22. The case of British India Steam Navigation Co. v. Ratansi (1898) ILR 22 Bom. 184 turned merely on the construction of bill of lading under consideration. One does not find that a consideration of the scheme of the Indian Contract Act was undertaken therein.
23. In the case of the Bombay Steam Navigation Co. Ltd. v. Vasudev Baburao Kamat 29 BLR 1551 it has been held that where goods shipped under a bill of lading are lost, the consignee, who claims under the bill of lading to recover the loss is bound by its terms under Section 1 of the Bill of Lading Act 1856 and further that it is competent to a shipping company to protect itself by a clause inserted in the bill of lading from liability for the negligence of its servants notwithstanding Section 151 of the Indian Contract Act, 1872. This is also a Division Bench judgment wherein on the point under consideration, it has been observed as under:
There is a further point as to whether in any event conditions of the nature relied on in this bill of lading are legal having regard to Section 151 of the Indian Contract Act viz. 148 et seq. and that under Section 151 he is bound to take as much care of the goods bailed as a man of ordinary prudence would of his own goods; and that there is no clause which permits him to contract himself out of that minimum liability. In this respect, there is a marked contrast under Section 152. But there it is expressly provided that in the absence of any special contract the bailee is not liable for the loss if he has taken the amount of care described in Section 151. As far as the Indian Carriers Act is concerned, that does not, I think, apply to carriage by sea.
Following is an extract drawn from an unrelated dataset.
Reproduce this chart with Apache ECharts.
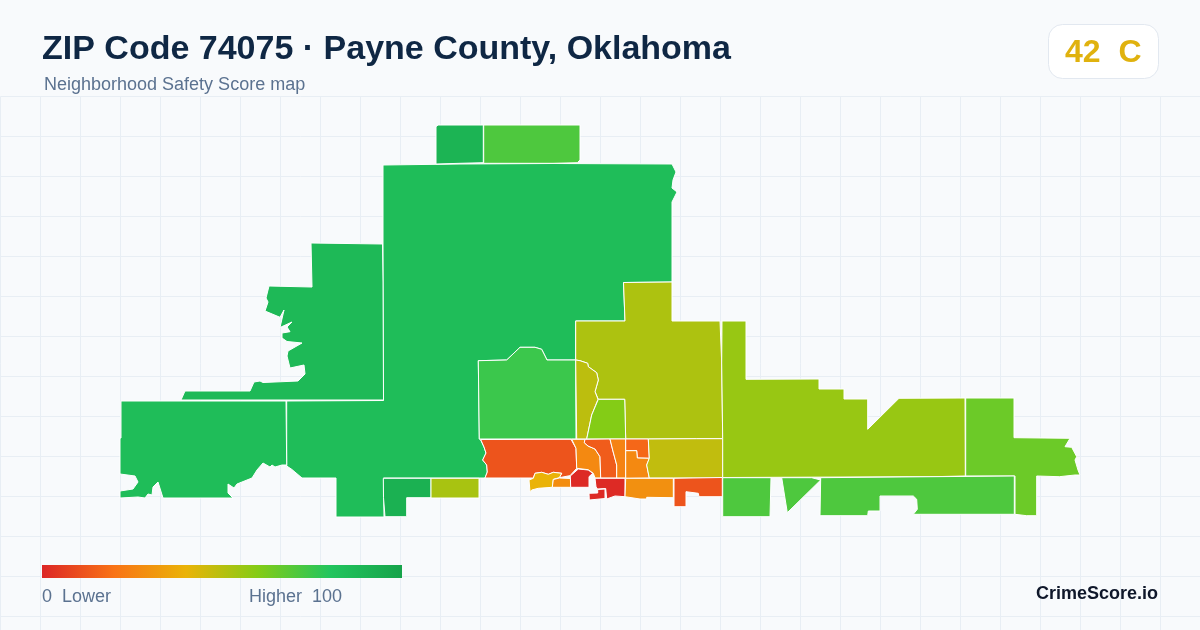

I exclude of course inland navigation. There is some difference of opinion in certain High Courts as to whether the bailment sections of the Indian Contract Act apply to carriage by sea. But in Sheik Mohamad Ravuther v. The British India Steam Navigation Co. Ltd. (1908) ILR 32 Mad. 95 the point now raised was considered, and Sir Arnold White and Mr. Justice Wallis, as he then was, held that 'In England it is competent to a shipowner to protect himself, by express contract from liability for the negligence of himself or his servants. This is also the law applicable in India.' Mr. Justice Sankaran Nair took the contrary view, holding that it was inconsistent with the provisions of the Indian Contract Act and the manifest intention of the Legislature in enacting such provisions.
But we see no adequate reason here to adopt the view of the learned dissenting Judge.
It would, therefore, seem that the scheme of the Contract Act regarding bailment sections has been considered in the above case, but only in the context of carriage by sea and not in the context of a case such as the one in question.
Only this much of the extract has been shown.